==== MATERIAL FOR THIS TASK ====
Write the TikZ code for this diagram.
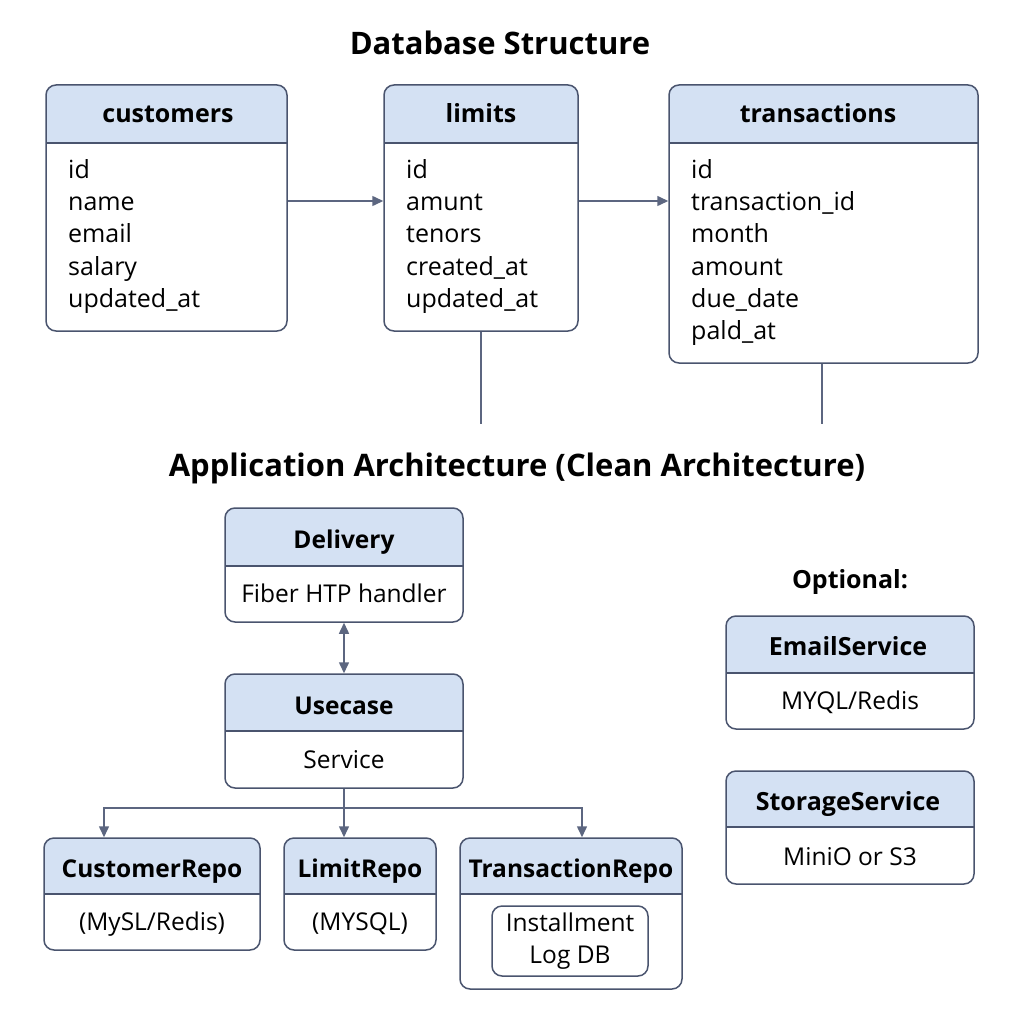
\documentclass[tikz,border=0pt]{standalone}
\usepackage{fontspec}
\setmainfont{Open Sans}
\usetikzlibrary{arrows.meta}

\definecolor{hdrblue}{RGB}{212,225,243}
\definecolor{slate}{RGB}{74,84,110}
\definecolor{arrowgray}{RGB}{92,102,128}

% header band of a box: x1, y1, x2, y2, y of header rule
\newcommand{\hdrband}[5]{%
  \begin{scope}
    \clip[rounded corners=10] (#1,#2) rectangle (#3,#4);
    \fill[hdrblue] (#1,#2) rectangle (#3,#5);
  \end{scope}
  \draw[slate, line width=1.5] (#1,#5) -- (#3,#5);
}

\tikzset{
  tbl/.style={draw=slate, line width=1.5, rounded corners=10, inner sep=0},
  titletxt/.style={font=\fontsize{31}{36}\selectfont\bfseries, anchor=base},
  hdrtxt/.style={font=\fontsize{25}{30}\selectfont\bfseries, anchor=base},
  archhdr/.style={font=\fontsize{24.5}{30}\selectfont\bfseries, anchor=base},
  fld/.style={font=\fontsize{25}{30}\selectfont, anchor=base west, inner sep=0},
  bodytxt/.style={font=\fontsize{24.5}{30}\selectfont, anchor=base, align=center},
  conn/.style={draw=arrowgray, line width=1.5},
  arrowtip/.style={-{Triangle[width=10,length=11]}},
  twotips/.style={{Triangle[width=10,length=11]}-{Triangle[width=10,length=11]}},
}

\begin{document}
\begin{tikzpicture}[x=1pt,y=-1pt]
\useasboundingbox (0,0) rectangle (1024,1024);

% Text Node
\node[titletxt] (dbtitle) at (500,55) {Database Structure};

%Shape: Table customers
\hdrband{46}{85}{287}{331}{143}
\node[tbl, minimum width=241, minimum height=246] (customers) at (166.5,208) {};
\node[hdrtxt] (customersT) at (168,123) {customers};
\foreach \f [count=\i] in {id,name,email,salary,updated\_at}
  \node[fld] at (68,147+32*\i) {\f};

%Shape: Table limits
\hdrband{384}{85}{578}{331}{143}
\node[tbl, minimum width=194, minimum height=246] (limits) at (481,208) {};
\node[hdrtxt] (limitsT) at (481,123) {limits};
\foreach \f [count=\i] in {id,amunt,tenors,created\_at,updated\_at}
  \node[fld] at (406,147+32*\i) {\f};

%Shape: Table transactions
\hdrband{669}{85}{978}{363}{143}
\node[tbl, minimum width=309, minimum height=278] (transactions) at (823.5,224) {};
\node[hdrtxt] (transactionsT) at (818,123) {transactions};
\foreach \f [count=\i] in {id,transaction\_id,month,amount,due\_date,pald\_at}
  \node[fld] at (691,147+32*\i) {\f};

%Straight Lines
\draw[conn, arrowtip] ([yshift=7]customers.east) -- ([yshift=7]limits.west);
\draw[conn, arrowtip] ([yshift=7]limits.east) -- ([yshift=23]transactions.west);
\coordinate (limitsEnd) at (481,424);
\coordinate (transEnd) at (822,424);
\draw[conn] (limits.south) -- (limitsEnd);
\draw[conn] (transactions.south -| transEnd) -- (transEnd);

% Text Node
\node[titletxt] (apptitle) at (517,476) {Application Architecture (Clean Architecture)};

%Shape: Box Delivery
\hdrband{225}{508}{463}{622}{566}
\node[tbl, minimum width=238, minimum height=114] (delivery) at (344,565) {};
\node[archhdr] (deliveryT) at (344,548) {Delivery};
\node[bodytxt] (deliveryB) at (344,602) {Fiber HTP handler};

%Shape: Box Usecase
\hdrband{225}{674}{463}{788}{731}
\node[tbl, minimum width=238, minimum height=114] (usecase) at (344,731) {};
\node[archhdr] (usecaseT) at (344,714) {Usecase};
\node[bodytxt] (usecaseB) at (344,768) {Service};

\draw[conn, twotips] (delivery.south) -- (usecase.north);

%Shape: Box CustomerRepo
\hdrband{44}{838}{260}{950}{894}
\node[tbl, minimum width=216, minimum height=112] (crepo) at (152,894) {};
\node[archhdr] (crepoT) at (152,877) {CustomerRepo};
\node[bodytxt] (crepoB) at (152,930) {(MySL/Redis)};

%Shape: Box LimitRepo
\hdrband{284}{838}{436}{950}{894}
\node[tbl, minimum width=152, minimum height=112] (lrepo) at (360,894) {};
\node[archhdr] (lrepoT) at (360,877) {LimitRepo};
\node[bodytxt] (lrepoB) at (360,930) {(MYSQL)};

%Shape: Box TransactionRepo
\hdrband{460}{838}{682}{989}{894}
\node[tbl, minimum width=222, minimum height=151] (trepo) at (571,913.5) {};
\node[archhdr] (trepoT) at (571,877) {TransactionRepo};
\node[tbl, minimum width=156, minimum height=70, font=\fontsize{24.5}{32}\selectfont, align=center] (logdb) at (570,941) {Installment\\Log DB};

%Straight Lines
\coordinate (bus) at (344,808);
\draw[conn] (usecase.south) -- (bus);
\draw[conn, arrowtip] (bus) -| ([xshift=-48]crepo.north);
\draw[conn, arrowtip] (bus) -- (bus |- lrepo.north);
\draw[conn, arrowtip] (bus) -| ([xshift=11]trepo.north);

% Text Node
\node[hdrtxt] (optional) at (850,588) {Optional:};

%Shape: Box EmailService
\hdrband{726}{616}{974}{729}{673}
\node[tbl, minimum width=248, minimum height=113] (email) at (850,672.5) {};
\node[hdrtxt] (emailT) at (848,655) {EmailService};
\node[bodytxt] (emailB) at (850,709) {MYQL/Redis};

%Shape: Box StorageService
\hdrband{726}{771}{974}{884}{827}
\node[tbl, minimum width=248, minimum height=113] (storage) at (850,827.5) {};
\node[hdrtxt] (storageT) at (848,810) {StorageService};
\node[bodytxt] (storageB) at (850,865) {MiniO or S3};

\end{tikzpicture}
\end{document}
====
==== MATERIAL FOR THIS TASK ====
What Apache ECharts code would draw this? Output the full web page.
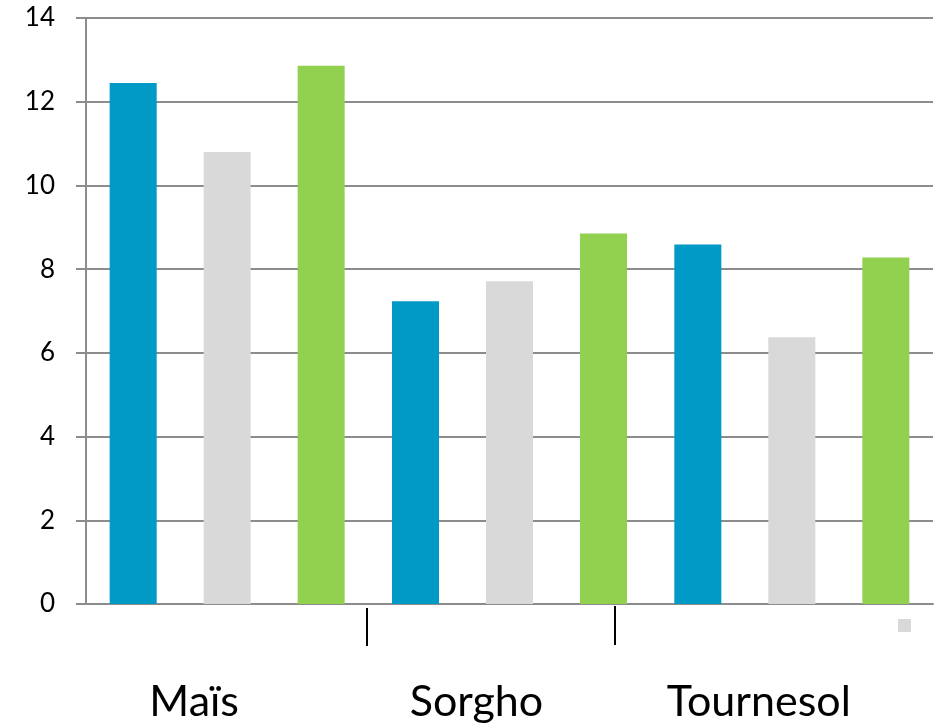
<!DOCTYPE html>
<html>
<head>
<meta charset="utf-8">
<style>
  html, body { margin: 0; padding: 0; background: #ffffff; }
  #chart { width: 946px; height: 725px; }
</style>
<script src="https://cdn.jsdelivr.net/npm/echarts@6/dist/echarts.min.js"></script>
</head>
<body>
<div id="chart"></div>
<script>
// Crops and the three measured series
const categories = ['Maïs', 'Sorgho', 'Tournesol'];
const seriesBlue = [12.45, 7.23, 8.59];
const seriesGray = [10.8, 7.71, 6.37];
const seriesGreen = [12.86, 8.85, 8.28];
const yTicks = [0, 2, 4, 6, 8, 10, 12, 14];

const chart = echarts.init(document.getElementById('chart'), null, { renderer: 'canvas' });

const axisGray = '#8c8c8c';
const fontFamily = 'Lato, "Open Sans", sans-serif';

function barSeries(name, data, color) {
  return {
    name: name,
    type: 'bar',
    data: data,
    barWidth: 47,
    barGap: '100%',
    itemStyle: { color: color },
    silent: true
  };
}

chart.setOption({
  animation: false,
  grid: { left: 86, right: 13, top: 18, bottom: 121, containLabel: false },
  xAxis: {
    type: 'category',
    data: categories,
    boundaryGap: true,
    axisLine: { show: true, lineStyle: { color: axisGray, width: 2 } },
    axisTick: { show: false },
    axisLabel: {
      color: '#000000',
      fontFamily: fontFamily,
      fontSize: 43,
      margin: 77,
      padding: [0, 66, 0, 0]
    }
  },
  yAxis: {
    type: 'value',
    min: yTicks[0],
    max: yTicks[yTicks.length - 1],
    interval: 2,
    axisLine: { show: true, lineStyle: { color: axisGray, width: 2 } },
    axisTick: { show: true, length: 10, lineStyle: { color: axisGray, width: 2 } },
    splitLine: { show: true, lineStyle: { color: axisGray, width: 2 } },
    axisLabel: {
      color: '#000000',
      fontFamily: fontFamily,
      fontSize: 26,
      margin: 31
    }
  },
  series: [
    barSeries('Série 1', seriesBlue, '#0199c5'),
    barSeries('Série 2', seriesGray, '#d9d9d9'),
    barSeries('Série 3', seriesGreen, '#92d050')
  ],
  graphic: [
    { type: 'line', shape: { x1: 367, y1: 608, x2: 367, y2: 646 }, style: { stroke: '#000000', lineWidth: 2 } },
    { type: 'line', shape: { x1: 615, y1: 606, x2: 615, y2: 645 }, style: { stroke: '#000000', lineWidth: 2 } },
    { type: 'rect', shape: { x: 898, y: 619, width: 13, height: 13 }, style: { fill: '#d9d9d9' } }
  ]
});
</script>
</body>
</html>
====
==== MATERIAL FOR THIS TASK ====
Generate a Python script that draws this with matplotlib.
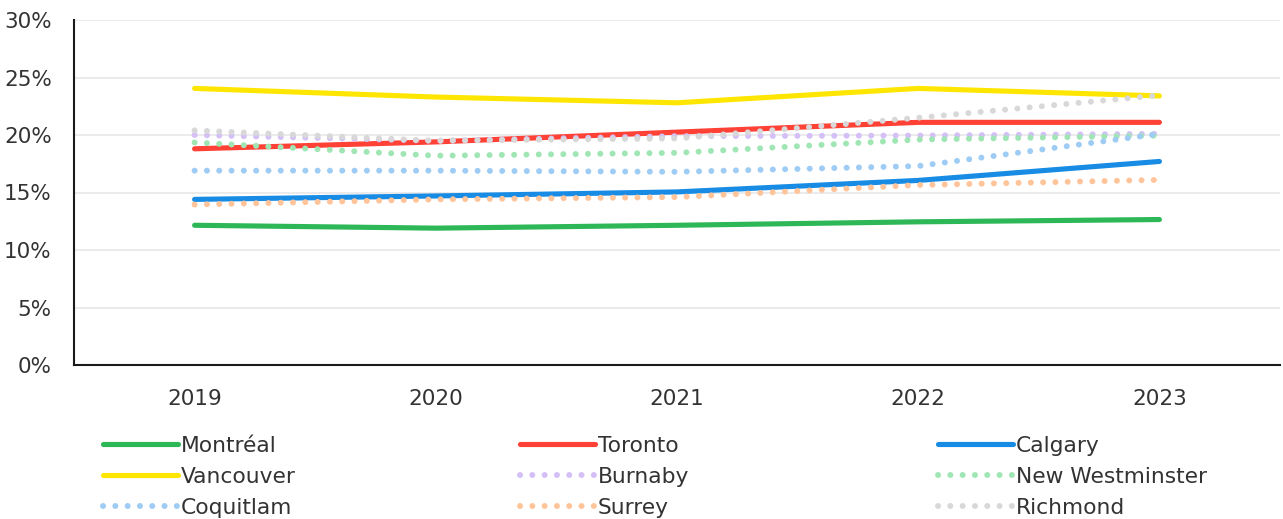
====
◆ WHAT IS ASKED
Output word for word the lines running from the one containing "Write the TikZ code for this diagram." to the one containing "(dbtitle) at (500,55)", both included, leaving out the pictures.

◆ CORRECT RESPONSE
Write the TikZ code for this diagram.
\documentclass[tikz,border=0pt]{standalone}
\usepackage{fontspec}
\setmainfont{Open Sans}
\usetikzlibrary{arrows.meta}

\definecolor{hdrblue}{RGB}{212,225,243}
\definecolor{slate}{RGB}{74,84,110}
\definecolor{arrowgray}{RGB}{92,102,128}

% header band of a box: x1, y1, x2, y2, y of header rule
\newcommand{\hdrband}[5]{%
  \begin{scope}
    \clip[rounded corners=10] (#1,#2) rectangle (#3,#4);
    \fill[hdrblue] (#1,#2) rectangle (#3,#5);
  \end{scope}
  \draw[slate, line width=1.5] (#1,#5) -- (#3,#5);
}

\tikzset{
  tbl/.style={draw=slate, line width=1.5, rounded corners=10, inner sep=0},
  titletxt/.style={font=\fontsize{31}{36}\selectfont\bfseries, anchor=base},
  hdrtxt/.style={font=\fontsize{25}{30}\selectfont\bfseries, anchor=base},
  archhdr/.style={font=\fontsize{24.5}{30}\selectfont\bfseries, anchor=base},
  fld/.style={font=\fontsize{25}{30}\selectfont, anchor=base west, inner sep=0},
  bodytxt/.style={font=\fontsize{24.5}{30}\selectfont, anchor=base, align=center},
  conn/.style={draw=arrowgray, line width=1.5},
  arrowtip/.style={-{Triangle[width=10,length=11]}},
  twotips/.style={{Triangle[width=10,length=11]}-{Triangle[width=10,length=11]}},
}

\begin{document}
\begin{tikzpicture}[x=1pt,y=-1pt]
\useasboundingbox (0,0) rectangle (1024,1024);

% Text Node
\node[titletxt] (dbtitle) at (500,55) {Database Structure};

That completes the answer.